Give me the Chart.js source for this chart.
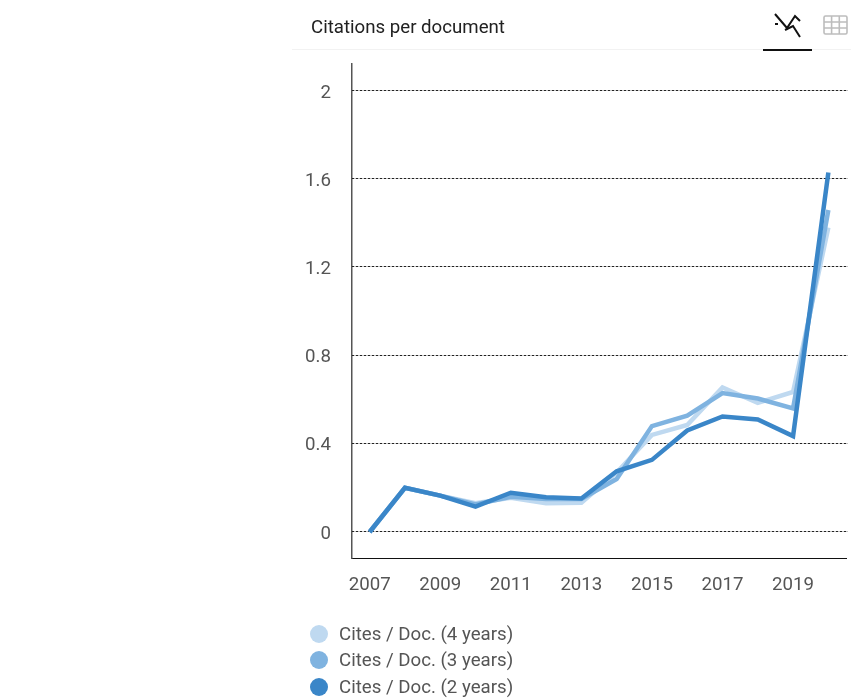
<!DOCTYPE html>
<html>
<head>
<meta charset="utf-8">
<title>Citations per document</title>
<script src="https://cdn.jsdelivr.net/npm/chart.js@4"></script>
<style>
    html, body { margin: 0; padding: 0; background: #fff; }
    body { width: 851px; height: 698px; position: relative; overflow: hidden; font-family: Roboto, sans-serif; }
    #chartWrap { position: absolute; left: 0; top: 0; width: 851px; height: 698px; }
    .title { position: absolute; left: 311px; top: 16px; font-size: 18.67px; line-height: 22px; color: #212121; }
    .header-line { position: absolute; left: 292px; top: 49px; width: 559px; height: 1px; background: #f2f2f2; }
    .tab-line { position: absolute; left: 763px; top: 49px; width: 49px; height: 2px; background: #111; }
    .icon { position: absolute; }
    #legend { position: absolute; left: 310px; top: 620.5px; }
    .legend-row { height: 26.5px; display: flex; align-items: center; font-size: 18.67px; color: #555; white-space: nowrap; }
    .legend-dot { width: 18px; height: 18px; border-radius: 50%; margin-right: 11px; }
</style>
</head>
<body>
<div id="chartWrap"><canvas id="citesChart"></canvas></div>
<div class="title">Citations per document</div>
<div class="header-line"></div>
<div class="tab-line"></div>
<svg class="icon" style="left:772px;top:12px" width="30" height="26" viewBox="0 0 30 26" fill="none" stroke="#111" stroke-width="2">
    <path d="M3 2 L15 16 L23 4 L28 9"/>
    <path d="M3 12 L6 12"/>
    <path d="M13 18 L21 14 L28 25"/>
</svg>
<svg class="icon" style="left:823px;top:15px" width="25" height="21" viewBox="0 0 25 21" fill="none" stroke="#bdbdbd" stroke-width="1.6">
    <rect x="1" y="1" width="23" height="18" rx="1.5"/>
    <path d="M1 7 H24 M1 13 H24 M8.6 1 V19 M16.3 1 V19"/>
</svg>
<div id="legend"></div>
<script>
document.addEventListener('DOMContentLoaded', () => {
    const years = ['2007', '2008', '2009', '2010', '2011', '2012', '2013', '2014', '2015', '2016', '2017', '2018', '2019', '2020'];
    const cites4 = [0, 0.2, 0.165, 0.13, 0.155, 0.13, 0.133, 0.27, 0.44, 0.485, 0.655, 0.585, 0.635, 1.38];
    const cites3 = [0, 0.2, 0.165, 0.125, 0.16, 0.15, 0.15, 0.24, 0.48, 0.527, 0.63, 0.605, 0.56, 1.46];
    const cites2 = [0, 0.2, 0.165, 0.115, 0.178, 0.157, 0.152, 0.275, 0.327, 0.46, 0.524, 0.51, 0.435, 1.63];
    const yTicks = [0, 0.4, 0.8, 1.2, 1.6, 2];
    const seriesNames = ['Cites / Doc. (4 years)', 'Cites / Doc. (3 years)', 'Cites / Doc. (2 years)'];
    const seriesColors = ['#bfd9f0', '#7fb3e0', '#3a86c8'];
    const seriesValues = [cites4, cites3, cites2];

    // Leyenda en HTML, en columna como el original
    const legend = document.getElementById('legend');
    seriesNames.forEach((name, i) => {
        const row = document.createElement('div');
        row.className = 'legend-row';
        row.innerHTML = `<span class="legend-dot" style="background:${seriesColors[i]}"></span><span>${name}</span>`;
        legend.appendChild(row);
    });

    // Lineas de la cuadricula: base gris clara y punteado oscuro encima
    const dashedGrid = {
        id: 'dashedGrid',
        beforeDatasetsDraw(chart) {
            const { ctx, chartArea, scales } = chart;
            ctx.save();
            ctx.lineWidth = 1;
            yTicks.forEach(t => {
                const y = Math.round(scales.y.getPixelForValue(t)) - 0.5;
                ctx.strokeStyle = '#c4c4c4';
                ctx.setLineDash([]);
                ctx.beginPath(); ctx.moveTo(chartArea.left, y); ctx.lineTo(chartArea.right + 2, y); ctx.stroke();
                ctx.strokeStyle = '#222';
                ctx.setLineDash([2, 2]);
                ctx.beginPath(); ctx.moveTo(chartArea.left, y); ctx.lineTo(chartArea.right + 2, y); ctx.stroke();
            });
            ctx.restore();
        }
    };

    // Baja un poco las etiquetas del eje Y, Roboto queda alta con baseline middle
    const nudgeYLabels = {
        id: 'nudgeYLabels',
        afterLayout(chart) {
            chart.scales.y.getLabelItems(chart.chartArea).forEach(item => {
                item.options.translation[1] += 2;
            });
        }
    };

    new Chart(document.getElementById('citesChart'), {
        type: 'line',
        data: {
            labels: years,
            datasets: seriesValues.map((values, i) => ({
                label: seriesNames[i],
                data: values,
                order: seriesValues.length - i,
                borderColor: seriesColors[i],
                backgroundColor: seriesColors[i],
                borderWidth: 4.5,
                pointRadius: 0,
                tension: 0,
                borderJoinStyle: 'miter',
                clip: false
            }))
        },
        options: {
            responsive: true,
            maintainAspectRatio: false,
            animation: false,
            layout: { padding: { left: 0, top: 64, right: 5, bottom: 0 } },
            plugins: { legend: { display: false }, tooltip: { enabled: false } },
            scales: {
                x: {
                    offset: true,
                    grid: { display: false },
                    border: { color: '#111', width: 1 },
                    ticks: {
                        autoSkip: false, maxRotation: 0, padding: 8,
                        color: '#555', font: { family: 'Roboto', size: 18.67 },
                        callback(value, index) { return index % 2 === 0 ? years[index] : ''; }
                    },
                    afterFit(scale) { scale.height = 140; }
                },
                y: {
                    min: -0.118,
                    max: 2.122,
                    grid: { display: false },
                    border: { color: '#555', width: 1.5 },
                    afterBuildTicks(scale) { scale.ticks = yTicks.map(value => ({ value })); },
                    afterFit(scale) { scale.width = 352; },
                    ticks: {
                        padding: 13,
                        color: '#555', font: { family: 'Roboto', size: 18.67 },
                        callback(value) { return String(value); }
                    }
                }
            }
        },
        plugins: [dashedGrid, nudgeYLabels]
    });
});
</script>
</body>
</html>
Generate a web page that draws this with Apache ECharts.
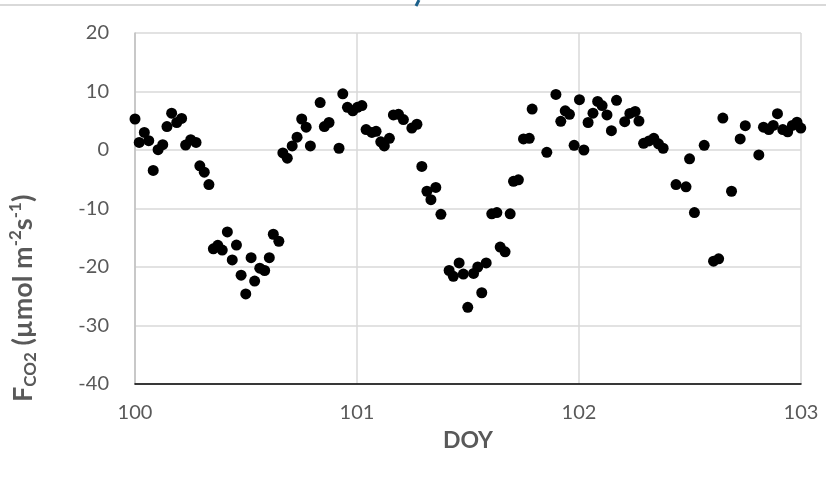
<!DOCTYPE html>
<html>
<head>
<meta charset="utf-8">
<script src="https://cdn.jsdelivr.net/npm/echarts@6/dist/echarts.min.js"></script>
<style>html,body{margin:0;padding:0;background:#fff;}#c{width:826px;height:480px;}</style>
</head>
<body>
<div id="c"></div>
<script>
// DOY values (x) and CO2 flux (y)
const doy = [
100.000,100.019,100.042,100.062,100.082,100.104,100.125,100.144,100.165,100.188,
100.210,100.228,100.251,100.275,100.292,100.312,100.333,100.353,100.373,100.393,
100.416,100.438,100.457,100.478,100.499,100.523,100.539,100.562,100.584,100.605,
100.623,100.648,100.666,100.686,100.708,100.730,100.751,100.771,100.790,100.834,
100.853,100.874,100.919,100.936,100.957,100.981,101.002,101.022,101.041,101.067,
101.086,101.107,101.123,101.146,101.164,101.187,101.209,101.247,101.270,101.292,
101.315,101.333,101.355,101.378,101.415,101.434,101.460,101.479,101.499,101.525,
101.544,101.562,101.582,101.607,101.630,101.645,101.667,101.690,101.705,101.727,
101.750,101.776,101.789,101.855,101.896,101.918,101.938,101.957,101.978,102.002,
102.022,102.041,102.063,102.084,102.104,102.126,102.146,102.169,102.206,102.229,
102.253,102.270,102.291,102.315,102.337,102.358,102.379,102.437,102.482,102.498,
102.520,102.564,102.606,102.629,102.648,102.687,102.726,102.749,102.810,102.831,
102.855,102.875,102.894,102.918,102.940,102.961,102.982,102.999];
const fco2 = [
5.3,1.3,3.0,1.6,-3.5,0.05,0.9,4.0,6.3,4.7,
5.4,0.85,1.75,1.3,-2.7,-3.8,-5.9,-16.9,-16.3,-17.1,
-14.0,-18.8,-16.25,-21.4,-24.6,-18.4,-22.4,-20.2,-20.6,-18.4,
-14.4,-15.6,-0.5,-1.4,0.7,2.2,5.3,3.9,0.7,8.1,
4.0,4.7,0.3,9.6,7.3,6.7,7.3,7.6,3.5,3.0,
3.2,1.4,0.7,2.0,6.0,6.1,5.2,3.75,4.4,-2.8,
-7.05,-8.5,-6.4,-11.0,-20.6,-21.6,-19.3,-21.2,-26.9,-21.1,
-20.0,-24.4,-19.3,-10.9,-10.7,-16.6,-17.4,-10.9,-5.35,-5.1,
1.9,2.0,7.0,-0.4,9.5,4.9,6.7,6.1,0.8,8.6,
0.0,4.7,6.3,8.3,7.6,6.0,3.3,8.5,4.85,6.25,
6.6,4.95,1.15,1.55,2.0,1.05,0.3,-5.9,-6.3,-1.5,
-10.7,0.8,-19.0,-18.6,5.45,-7.05,1.9,4.15,-0.85,3.9,
3.5,4.2,6.2,3.5,3.1,4.2,4.75,3.75];
const xTicks = [100, 101, 102, 103];
const yTicks = [-40, -30, -20, -10, 0, 10, 20];

const points = doy.map((d, i) => [d, fco2[i]]);
const font = 'Lato, "Open Sans", sans-serif';
const chart = echarts.init(document.getElementById('c'), null, {renderer: 'canvas'});
chart.setOption({
  animation: false,
  backgroundColor: '#fff',
  grid: {left: 135, right: 25, top: 33, bottom: 96, containLabel: false},
  xAxis: {
    type: 'value', min: xTicks[0], max: xTicks[xTicks.length - 1], interval: 1,
    name: 'DOY', nameLocation: 'middle', nameGap: 45,
    nameTextStyle: {fontFamily: font, fontSize: 23, fontWeight: 'bold', color: '#595959'},
    axisLine: {onZero: false, lineStyle: {color: '#000', width: 1.5}},
    axisTick: {show: false},
    axisLabel: {fontFamily: font, fontSize: 20, color: '#595959', margin: 19},
    splitLine: {show: true, lineStyle: {color: '#d9d9d9', width: 1.5}}
  },
  yAxis: {
    type: 'value', min: yTicks[0], max: yTicks[yTicks.length - 1], interval: 10,
    axisLine: {show: true, lineStyle: {color: '#bfbfbf', width: 1.5}},
    axisTick: {show: false},
    axisLabel: {fontFamily: font, fontSize: 20, color: '#595959', margin: 26},
    splitLine: {show: true, lineStyle: {color: '#d9d9d9', width: 1.5}}
  },
  graphic: [
    {type: 'line', shape: {x1: 0, y1: 5, x2: 826, y2: 5}, style: {stroke: '#d9d9d9', lineWidth: 2}},
    {type: 'line', shape: {x1: 419, y1: 0, x2: 416, y2: 6}, style: {stroke: '#1a5f8a', lineWidth: 3}},
    {
      type: 'text', x: 23, y: 402, rotation: Math.PI / 2,
      style: {
        text: '{b|F}{s|CO2}{b| (µmol m}{p|-2}{b|s}{p|-1}{b|)}',
        align: 'left', verticalAlign: 'middle',
        fill: '#595959',
        rich: {
          b: {fontFamily: font, fontSize: 27, fontWeight: 'bold', fill: '#595959'},
          s: {fontFamily: font, fontSize: 17, fontWeight: 'bold', fill: '#595959', padding: [15, 0, 0, 0]},
          p: {fontFamily: font, fontSize: 17, fontWeight: 'bold', fill: '#595959', padding: [0, 0, 15, 0]}
        }
      }
    }
  ],
  series: [{
    type: 'scatter', data: points, symbol: 'circle', symbolSize: 11,
    itemStyle: {color: '#000', opacity: 1}
  }]
});
</script>
</body>
</html>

» Problem requirements
Report back each line of the entries that holds the string "this".

» Exercise output
Give me the Chart.js source for this chart.
Generate a web page that draws this with Apache ECharts.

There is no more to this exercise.